Creating a Latin American-themed restaurant long had been on Randy Hobson’s mind, but the idea needed to wait its turn. After leaving a 25-year career at plastics manufacturer Berry Global to pursue food entrepreneurship, Hobson launched a trio of major ventures – Pangea Kitchen in 2016, 2nd Language in 2020, and Pangea Pizzeria in 2022. Those businesses took off quickly and expanded Evansville’s collective palate, which was Hobson’s goal from the beginning.
His next step became Sazón y Fuego (Spanish for “seasoning and fire”), which opened in October 2024 off Indiana 66 in Newburgh. A restaurant with Latin American fare and flair “was something that always was out there, but we felt like our ability to execute the other concepts at the time made more sense,” Hobson says. “As the businesses grew and we saw more Latino employees being involved, and just creating some critical mass, I think our comfort level went up to approach this.”
Adding to Hobson’s confidence was the enduring popularity of Latino cuisine. “Even in my life at Berry 10 years ago, companies like Procter & Gamble and General Mills were starting to really focus on more Latino brands, marketing to Latinos,” Hobson says. “So, those are all leading indicators that ultimately got us to where we’re at today.”
Hobson assembled an all-star squad to get things rolling. Everything starts in the kitchen, and through mutual friends, he discovered Alexis Campos, a native of Peru who had worked at Inkas Charcoal Grill & Bar on Evansville’s North Side. That business closed in 2022, and it was first thought that Campos would only play a role in forming Sazón y Fuego’s menu. But that changed when Campos quickly built a rapport with Hobson and his team.
“It was a mutual love, honestly,” says Gina Videa, Pangea Holdings’ employee development manager. “We were like, what about we do this full-time? It was just meant to be.”
Along the way, Hobson also connected with Evan Mooney, a Castle High School graduate who worked at Cavanaugh’s on the River before attending the Culinary Institute of America in Hyde Park, New York. He later managed restaurants in Southern California, Las Vegas, Nevada, and Dallas, Texas, before moving home and joining Hobson as operations manager for Pangea Holdings.

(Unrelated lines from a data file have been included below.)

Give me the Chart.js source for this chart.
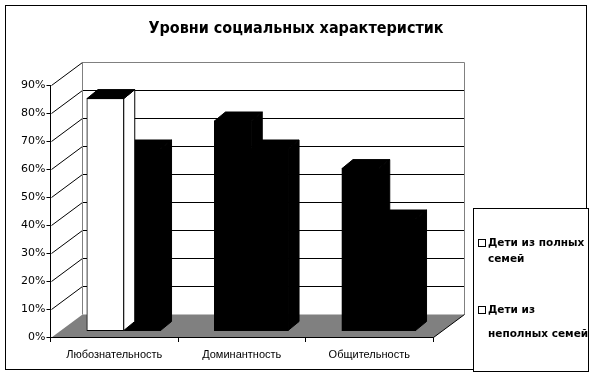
<!DOCTYPE html>
<html>
<head>
<meta charset="utf-8">
<script src="https://cdn.jsdelivr.net/npm/chart.js@4.4.0/dist/chart.umd.min.js"></script>
<style>
  html, body { margin: 0; padding: 0; background: #fff; }
</style>
</head>
<body>
<canvas id="social_chart" width="595" height="375"></canvas>
<script>
const title_text = "Уровни социальных характеристик";
const categories = ["Любознательность", "Доминантность", "Общительность"];
const full_families = [83, 75, 58];
const single_parent = [65, 65, 40];
const series_names = [["Дети из полных", "семей"], ["Дети из", "неполных семей"]];
const y_max = 90;
const y_step = 10;

// 3d look: back wall offset, bar plane offset, bar depth
const WALL_DX = 31, WALL_DY = -23;
const SHIFT_X = 9.5, SHIFT_Y = -6;
const BAR_DX = 11, BAR_DY = -9;

function poly(ctx, pts) {
  ctx.beginPath();
  ctx.moveTo(pts[0][0], pts[0][1]);
  for (let i = 1; i < pts.length; i++) ctx.lineTo(pts[i][0], pts[i][1]);
  ctx.closePath();
}

function line(ctx, x1, y1, x2, y2) {
  ctx.beginPath();
  ctx.moveTo(x1, y1);
  ctx.lineTo(x2, y2);
  ctx.stroke();
}

const depth3d = {
  id: "depth3d",
  beforeDatasetsDraw(chart) {
    const { ctx, chartArea: a, scales: { y } } = chart;
    const y0 = Math.round(y.getPixelForValue(0)) + 0.5;
    const left = Math.round(a.left) + 0.5;
    const right = Math.round(a.right) + 0.5;
    ctx.save();
    ctx.lineWidth = 1;

    // title, centred over the whole picture
    ctx.fillStyle = "#000";
    ctx.font = "bold 16px 'DejaVu Sans Condensed'";
    ctx.textAlign = "center";
    ctx.textBaseline = "middle";
    ctx.fillText(title_text, 296, 29);

    // back wall grid
    y.ticks.forEach((t) => {
      if (t.value === 0) return;
      const py = Math.round(y.getPixelForValue(t.value)) + 0.5;
      ctx.strokeStyle = t.value === y_max ? "#808080" : "#000";
      line(ctx, left + WALL_DX, py + WALL_DY, right + WALL_DX, py + WALL_DY);
      ctx.strokeStyle = "#000";
      line(ctx, left, py, left + WALL_DX, py + WALL_DY);
    });
    const topY = Math.round(y.getPixelForValue(y_max)) + 0.5 + WALL_DY;
    ctx.strokeStyle = "#808080";
    line(ctx, left + WALL_DX, topY, left + WALL_DX, y0 + WALL_DY);
    line(ctx, right + WALL_DX, topY, right + WALL_DX, y0 + WALL_DY);

    // floor
    ctx.fillStyle = "#808080";
    poly(ctx, [[left, y0], [right, y0], [right + WALL_DX, y0 + WALL_DY], [left + WALL_DX, y0 + WALL_DY]]);
    ctx.fill();
    ctx.strokeStyle = "#000";
    line(ctx, left, y0, right, y0);
    line(ctx, right, y0, right + WALL_DX, y0 + WALL_DY);
    ctx.restore();

    ctx.save();
    ctx.translate(SHIFT_X, SHIFT_Y);
  },
  afterDatasetDraw(chart, args) {
    const ctx = chart.ctx;
    const ds = chart.data.datasets[args.index];
    args.meta.data.forEach((bar, i) => {
      const { x, y, base, width } = bar.getProps(["x", "y", "base", "width"], true);
      const l = x - width / 2;
      const r = x + width / 2;
      const fill = Array.isArray(ds.backgroundColor) ? ds.backgroundColor[i] : ds.backgroundColor;
      ctx.lineWidth = 1;
      ctx.strokeStyle = "#000";
      ctx.fillStyle = fill;
      poly(ctx, [[r, y], [r + BAR_DX, y + BAR_DY], [r + BAR_DX, base + BAR_DY], [r, base]]);
      ctx.fill();
      ctx.stroke();
      ctx.fillStyle = "#000";
      poly(ctx, [[l, y], [l + BAR_DX, y + BAR_DY], [r + BAR_DX, y + BAR_DY], [r, y]]);
      ctx.fill();
      ctx.stroke();
    });
  },
  afterDatasetsDraw(chart) {
    const ctx = chart.ctx;
    ctx.restore();
    ctx.save();
    ctx.lineWidth = 1;
    ctx.strokeStyle = "#000";
    // outer frame
    ctx.strokeRect(5.5, 5.5, 581, 364);
    // legend box
    ctx.fillStyle = "#fff";
    ctx.fillRect(473.5, 208.5, 115, 163);
    ctx.strokeRect(473.5, 208.5, 115, 163);
    const rows = [[243, 259], [310, 334]];
    ctx.font = "bold 10.5px 'DejaVu Sans'";
    ctx.textBaseline = "middle";
    ctx.textAlign = "left";
    series_names.forEach((lines, k) => {
      const ry = rows[k];
      ctx.fillStyle = "#fff";
      ctx.fillRect(478.5, ry[0] - 3.5, 7, 7);
      ctx.strokeRect(478.5, ry[0] - 3.5, 7, 7);
      ctx.fillStyle = "#000";
      lines.forEach((s, j) => ctx.fillText(s, 488, ry[j]));
    });
    ctx.restore();
  },
};

new Chart(document.getElementById("social_chart"), {
  type: "bar",
  data: {
    labels: categories,
    datasets: [
      {
        label: series_names[0].join(" "),
        data: full_families,
        backgroundColor: ["#ffffff", "#000000", "#000000"],
        borderColor: "#000",
        borderWidth: 1,
        borderSkipped: false,
        inflateAmount: 0.5,
        clip: false,
      },
      {
        label: series_names[1].join(" "),
        data: single_parent,
        backgroundColor: "#000000",
        borderColor: "#000",
        borderWidth: 1,
        borderSkipped: false,
        inflateAmount: 0.5,
        clip: false,
      },
    ],
  },
  options: {
    responsive: false,
    animation: false,
    devicePixelRatio: 1,
    categoryPercentage: 0.577,
    barPercentage: 1,
    layout: { padding: { left: 5, right: 162, top: 85, bottom: 5 } },
    plugins: {
      legend: { display: false },
      tooltip: { enabled: false },
      title: { display: false },
    },
    scales: {
      x: {
        grid: { display: true, drawOnChartArea: false, drawTicks: true, tickLength: 5, color: "#000", offset: true },
        border: { display: true, color: "#000" },
        ticks: {
          color: "#000",
          padding: 6,
          maxRotation: 0,
          font: { family: "'Liberation Sans'", size: 11 },
        },
        afterFit(scale) { scale.height = 33; },
      },
      y: {
        min: 0,
        max: y_max,
        grid: { display: true, drawOnChartArea: false, drawTicks: true, tickLength: 4, color: "#000" },
        border: { display: true, color: "#000" },
        ticks: {
          stepSize: y_step,
          color: "#000",
          padding: 1,
          font: { family: "'DejaVu Sans'", size: 11 },
          callback: (v) => v + "%",
        },
        afterFit(scale) { scale.width = 45.5; },
      },
    },
  },
  plugins: [depth3d],
});
</script>
</body>
</html>
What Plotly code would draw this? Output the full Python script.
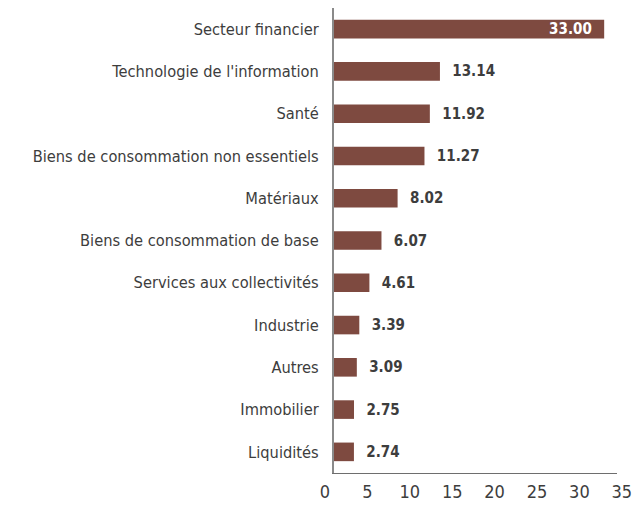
import plotly.graph_objects as go

categories = [
    "Secteur financier",
    "Technologie de l'information",
    "Santé",
    "Biens de consommation non essentiels",
    "Matériaux",
    "Biens de consommation de base",
    "Services aux collectivités",
    "Industrie",
    "Autres",
    "Immobilier",
    "Liquidités",
]
values = [33.00, 13.14, 11.92, 11.27, 8.02, 6.07, 4.61, 3.39, 3.09, 2.75, 2.74]
x_ticks = [0, 5, 10, 15, 20, 25, 30, 35]

BAR = "#7e4a40"
TXT = "#3d3d3d"
FONT = "DejaVu Sans Condensed, Liberation Sans Narrow, sans-serif"

positions = ["inside" if i == 0 else "outside" for i in range(len(values))]
templates = ["%{x:.2f}\u00a0\u00a0" if i == 0 else "\u00a0\u00a0%{x:.2f}" for i in range(len(values))]

fig = go.Figure()
fig.add_trace(go.Bar(
    y=categories, x=values, orientation="h",
    marker=dict(color=BAR, line=dict(width=0)),
    width=0.44,
    texttemplate=templates,
    textposition=positions,
    insidetextanchor="end",
    constraintext="none",
    insidetextfont=dict(family=FONT, size=15, color="white", weight="bold"),
    outsidetextfont=dict(family=FONT, size=15, color=TXT, weight="bold"),
    cliponaxis=False,
    hoverinfo="skip",
    showlegend=False,
))
fig.add_trace(go.Scatter(
    x=x_ticks, y=[categories[0]] * len(x_ticks), xaxis="x2", yaxis="y",
    mode="markers", marker=dict(opacity=0), hoverinfo="skip", showlegend=False,
))

fig.update_layout(
    template="none",
    width=634, height=506,
    margin=dict(l=308, r=12, t=0, b=41, autoexpand=False),
    paper_bgcolor="white", plot_bgcolor="rgba(0,0,0,0)",
    font=dict(family=FONT, color=TXT),
    xaxis=dict(
        domain=[18 / 314, 301 / 314], range=[0.33, 34.55], automargin=False,
        showgrid=False, zeroline=False, showticklabels=False, ticks="",
        showline=True, linecolor="#6e6e6e", linewidth=1, anchor="y",
    ),
    xaxis2=dict(
        domain=[0, 1], range=[-1.06, 35.97], anchor="y", automargin=False,
        tickvals=x_ticks, showgrid=False, zeroline=False, showline=False,
        ticks="", tickfont=dict(family=FONT, size=18, color=TXT),
        ticklabelstandoff=6,
    ),
    yaxis=dict(
        range=[len(categories) - 0.5, -0.5], anchor="x", showgrid=False,
        zeroline=False, automargin=False,
        showline=True, linecolor="#8a8a8a", linewidth=2, ticks="",
        tickfont=dict(family=FONT, size=16.3, color=TXT),
        ticklabelstandoff=10,
    ),
    bargap=0.56,
)

fig.write_html("out.html")
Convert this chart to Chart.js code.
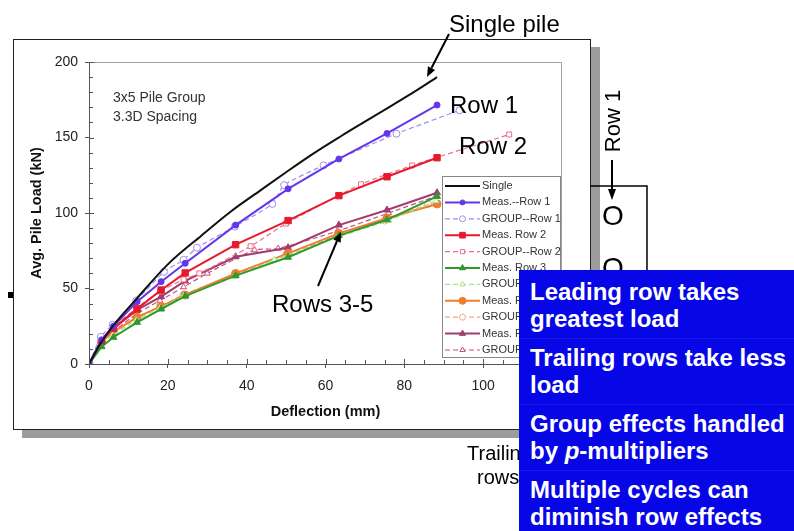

Hobson made another critical acquisition, although this one wasn’t a person. Sazón y Fuego uses a small charcoal oven, which Hobson describes as expensive and rare for this part of the U.S. It was built in Mexico City, and reflecting the restaurant’s “seasoning and fire” name, Hobson says the oven is used in the preparation of “anything and everything that we provide … it just imparts so much flavor.”
Onto those flavors. Sazón y Fuego’s menu is upscale, but beyond that, it does not fit a simple description. There’s influ- ence from Nicaragua, Venezuela, Mexico, Argentina, and Cuba. Several dishes are native to Campos’ Peru.
Sazón y Fuego has two varieties of ceviche, for instance, including a Peruvian choice that Campos makes. “They are definitely different, the flavor profiles and ingredients,” Hobson says. Peruvian ceviche was created by fishermen who cooked their catches with lime and salt, Campos says. He prepares the dish with two types of corn, chili pepper, and cilantro, and says it is “always on Peruvian tables.”
Other intriguing appetizers include a quinoa salad, arepas, empanadas, and chicharrones (crispy fried pork belly).
Main dishes like Peruvian chicken and pasta al pesto also are nods to Campos’ homeland. More choices include ropa vieja, which is a beef dish, and seafood delicacies such as pan-seared mahi and arroz con mariscos. Choripán is grilled Argentinian sausage, cochinita pibil features marinated pork shoulder, and lomo saltado (Peru, again) is marinated beef stir fried with onions and tomatoes.
Sazón y Fuego’s steaks are proving highly popular in the restaurant’s first few months. The picanha (commonly called a top sirloin cap). New York strip, and prime ribeye, as well as the lamb chops, all are served with tangy chimichurri. For the unfamiliar, the green, fresh herb sauce is native to Argentina and adds some zing to cuts of savory, juicy beef.
The restaurant set up shop in the space that once was The Wine Down in Newburgh. The interior is decorated with murals of South American caves and traditional tapestries — both created by artist Savan- nah Jane Walton — and masks native to Central and South American cultures. The stained glass windows originated from a church in England, Mooney says; the Sazón y Fuego team built out the front exterior wall to fit them. Diners can enjoy a full bar and desserts like passion fruit mousse, a fla- vorful mousse with a gel center, edible gold accent, and almond and caramel foundation created by pastry chef Sarah Bruggeman.
Consistent with Hobson’s other restaurants, Sazón y Fuego searches locally and far beyond for the best products available. And Hobson’s Sazón y Fuego team has embraced his philosophy of encouraging diners to sample more worldly tastes.
“It is a fun journey for us, and we are excited about it,” Mooney says. “We are trying to really use that approach with all our guests and say, here, just try it.”